Now that I’ve put a few years between that ex and my current SO, I am so happy to report that I’ve grown up quite a bit. Not that I have all the wisdom in the world, but at the very least, I realize that with a solid foundation, there is absolutely no reason to restrict other people’s interactions just because of my insecurities. Part of the reason I was so possessive before was because I was depressed and had no social outlets, so I was waiting around for the ex to call a lot and hanging onto everything we did together. Now that my brain’s no so fussy with self depreciating thoughts, I actually have friends of my own to hang out with and really appreciate the sanity that speaking to different people brings. I wouldn’t want my SO to say “Hey, that guy friend you have, I don’t like him because he’s male, and as a rule, males are horndogs, so don’t see him anymore, okay?” so I don’t say that about his female friends.
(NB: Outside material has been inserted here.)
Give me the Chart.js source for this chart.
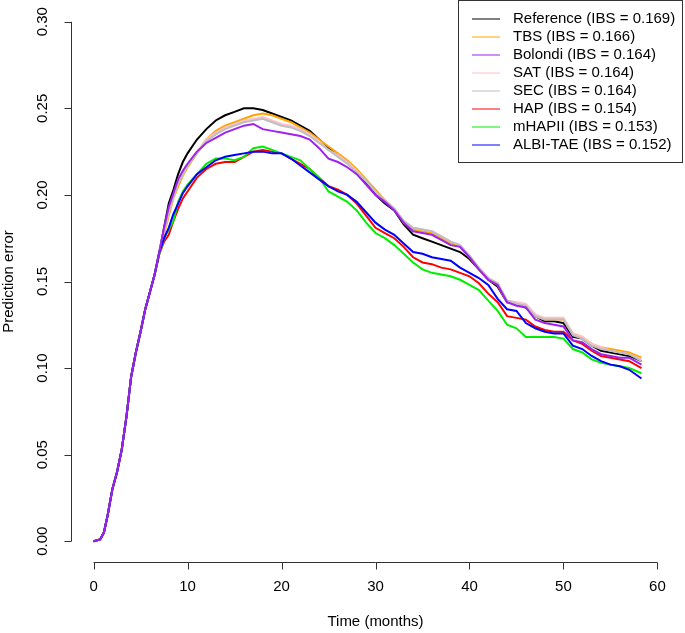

Besides, I like his friends, and if he met someone he hit it off with, male or female, I’d trust that he was making a good judgment of the characters he spends time with. If I see someone take advantage of his good nature (and it’s happened before… sometimes, he’s a little too willing to believe other people’s sob story), I’ll say something, but I’d say something whether it’s male or female.
And at any rate, what about male friends I had before we met? Am I supposed to stop being friends with them just because my relationship status changed?